Example 2 – Sponsors request data directly from site EHR systems 

To avoid the concerns noted above with protocol-specific eSource systems, many sponsors and industry groups have focused on direct access to EHR systems for study data. This is a positive move, in that it eliminates protocol-specific systems; however, there are concerns specific to this approach that must be acknowledged: 

Not all source data is in the EHR 

While there is a wealth of data in EHR systems, sites have other systems, such as imaging and LIMs systems. Some information, such as relatedness of AEs to the protocol study treatment, is not stored in any electronic system and must be collected via site source paper worksheets, added to an existing eSource system, or entered directly into the EDC system as direct data capture.

Sites need to limit sponsor access to only protocol-specified data  

The EHR contains protected health information (PHI) and other non-protocol specific information, so sites need to ensure that sponsors are only able to retrieve protocol-required data while protecting confidential patient information. This security challenge has not yet been adequately addressed in an automated fashion. Many sites rely on manual extracts and reporting out of their EHR systems when providing eSource to sponsors. This manual process can result in delays in data delivery. 

Sponsors face technical challenges and overhead in connecting to a variety of site systems 

Different EHR systems, firewalls and security procedures at sites result in a lot of overhead and customization for sponsors to connect to source systems at different study sites.  

A Site-Centric Approach is the Answer 

Sites need to maintain control of and consolidate their eSource for sponsor access, while Sponsors need a consistent method for retrieving eSource from sites. 

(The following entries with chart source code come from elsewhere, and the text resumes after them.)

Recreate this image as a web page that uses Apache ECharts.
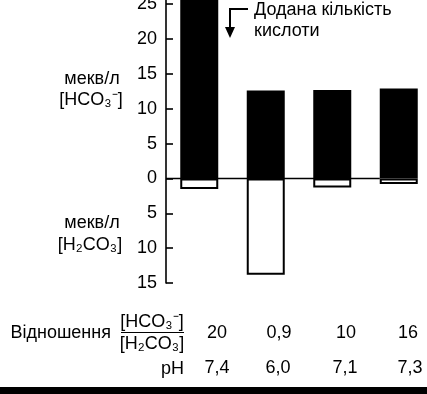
<!DOCTYPE html>
<html>
<head>
<meta charset="utf-8">
<script src="https://cdn.jsdelivr.net/npm/echarts@6/dist/echarts.min.js"></script>
<style>html,body{margin:0;padding:0;background:#fff}#c{width:427px;height:394px}</style>
</head>
<body>
<div id="c"></div>
<script>
const categories = ['1', '2', '3', '4'];
const hco3Values = [25.6, 12.6, 12.7, 12.9];
const h2co3Values = [-1.5, -13.8, -1.3, -0.8];
const yTickValues = [-15, -10, -5, 0, 5, 10, 15, 20, 25];
const ratioLabels = ['20', '0,9', '10', '16'];
const phLabels = ['7,4', '6,0', '7,1', '7,3'];
const ratioX = [217, 279, 346, 408];
const phX = [217, 278, 345, 410];

const FONT = '"Liberation Sans", Arial, sans-serif';
const FS = 18;
const chart = echarts.init(document.getElementById('c'), null, {renderer: 'canvas'});

const txt = (x, y, text, size, align) => ({
  type: 'text', x: x, y: y, z: 10,
  style: {text: text, fill: '#000', font: size + 'px ' + FONT, align: align || 'center', verticalAlign: 'middle'}
});

const option = {
  animation: false,
  backgroundColor: '#fff',
  grid: {left: 166, top: 0, width: 266, height: 283, containLabel: false, outerBoundsMode: 'none'},
  xAxis: {
    type: 'category', data: categories,
    axisLine: {show: false}, axisTick: {show: false}, axisLabel: {show: false}, splitLine: {show: false}
  },
  yAxis: {
    type: 'value', min: -15, max: 25.6,
    axisLine: {show: true, onZero: false, lineStyle: {color: '#000', width: 1.6}},
    axisTick: {show: true, inside: true, length: 7, customValues: yTickValues, lineStyle: {color: '#000', width: 1.6}},
    axisLabel: {margin: 9, color: '#000', fontSize: FS, fontFamily: FONT, customValues: yTickValues, formatter: v => String(Math.abs(v))},
    splitLine: {show: false}
  },
  series: [
    {
      type: 'bar', data: hco3Values, barWidth: 38, barGap: '-100%',
      itemStyle: {color: '#000'}, z: 3
    },
    {
      type: 'bar', data: h2co3Values, barWidth: 38, barGap: '-100%',
      itemStyle: {color: '#fff', borderColor: '#000', borderWidth: 2}, z: 3
    }
  ]
};
chart.setOption(option);

const zeroY = chart.convertToPixel({yAxisIndex: 0}, 0);
const axisX = chart.convertToPixel({xAxisIndex: 0}, categories[0]) - 33.25;
const lastX = chart.convertToPixel({xAxisIndex: 0}, categories[3]) - 19;

const graphic = [
  {type: 'line', z: 1, shape: {x1: axisX, y1: zeroY, x2: lastX, y2: zeroY}, style: {stroke: '#000', lineWidth: 1.5}},
  {type: 'polyline', z: 10, shape: {points: [[248, 9], [230, 9], [230, 30]]}, style: {stroke: '#000', lineWidth: 2, fill: null}},
  {type: 'polygon', z: 10, shape: {points: [[225, 27], [235, 27], [230, 38]]}, style: {fill: '#000'}},
  txt(254, 10, 'Додана кількість', FS, 'left'),
  txt(254, 31, 'кислоти', FS, 'left'),
  txt(92, 79, 'мекв/л', FS),
  txt(91, 100, '[HCO₃⁻]', FS),
  txt(92, 223, 'мекв/л', FS),
  txt(90, 245, '[H₂CO₃]', FS),
  txt(111, 333, 'Відношення', FS, 'right'),
  txt(152, 322, '[HCO₃⁻]', FS),
  {type: 'line', z: 10, shape: {x1: 121, y1: 332.5, x2: 184, y2: 332.5}, style: {stroke: '#000', lineWidth: 1.2}},
  txt(152, 344, '[H₂CO₃]', FS),
  txt(184, 369, 'pH', FS, 'right'),
  {type: 'rect', z: 10, shape: {x: 0, y: 387, width: 427, height: 7}, style: {fill: '#000'}}
];
ratioLabels.forEach((t, i) => graphic.push(txt(ratioX[i], 333, t, FS)));
phLabels.forEach((t, i) => graphic.push(txt(phX[i], 368, t, FS)));
chart.setOption({graphic: graphic});
</script>
</body>
</html>
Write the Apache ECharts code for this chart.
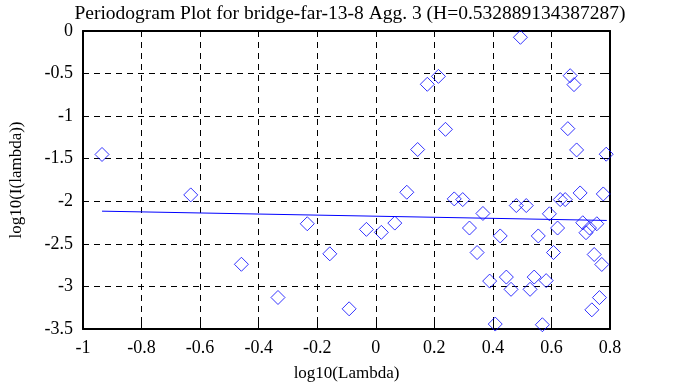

Forte is working with sites to integrate their various systems and provide a standard endpoint to sponsors for data access. Sites will pull protocol-specific data into a central area and provide secure access to sponsors. Sites will also be able to use this tool to capture protocol-specific elements, such as AE relatedness to study treatment.  

Future State Image

Using this approach, sites benefit by utilizing their existing systems to reduce manual data entry and aggregate protocol-specific data for sponsor consumption, while sponsors no longer involve themselves in site eSource and instead rely on standard endpoints across protocols to gain access to protocol-specific data. Sites and Sponsors are truly better together! 

Learn more – Register for our webinar

One exciting way Forte is helping advance eSource across the industry is through participation in the Society for Clinical Data Management (SCDM) eSource Implementation Consortium. Join us for our webinar “How Sites and Sponsors are Collaborating to Move eSource Forward” on Tuesday, April 21 at 12PM Central to learn more about this initiative.

This article was originally published January 25, 2019.

Clinical Research Technologies Data Management


2 thoughts on “Better Together: Site and Sponsor Collaboration to Revolutionize eSource in Clinical Trials 

  1. Thank you for the informative article.
    What is included in the study closure file that you provide to a sponsor? CRFs, spreadsheets of the data, something else?

    1. What is included in a study closure file would depend on your organization’s SOPs as well as the contract with the sponsor. Regardless, you would need to follow record retention regulations for your site. I welcome readers from organizations that frequently conduct sponsored trials to share any guidance they have.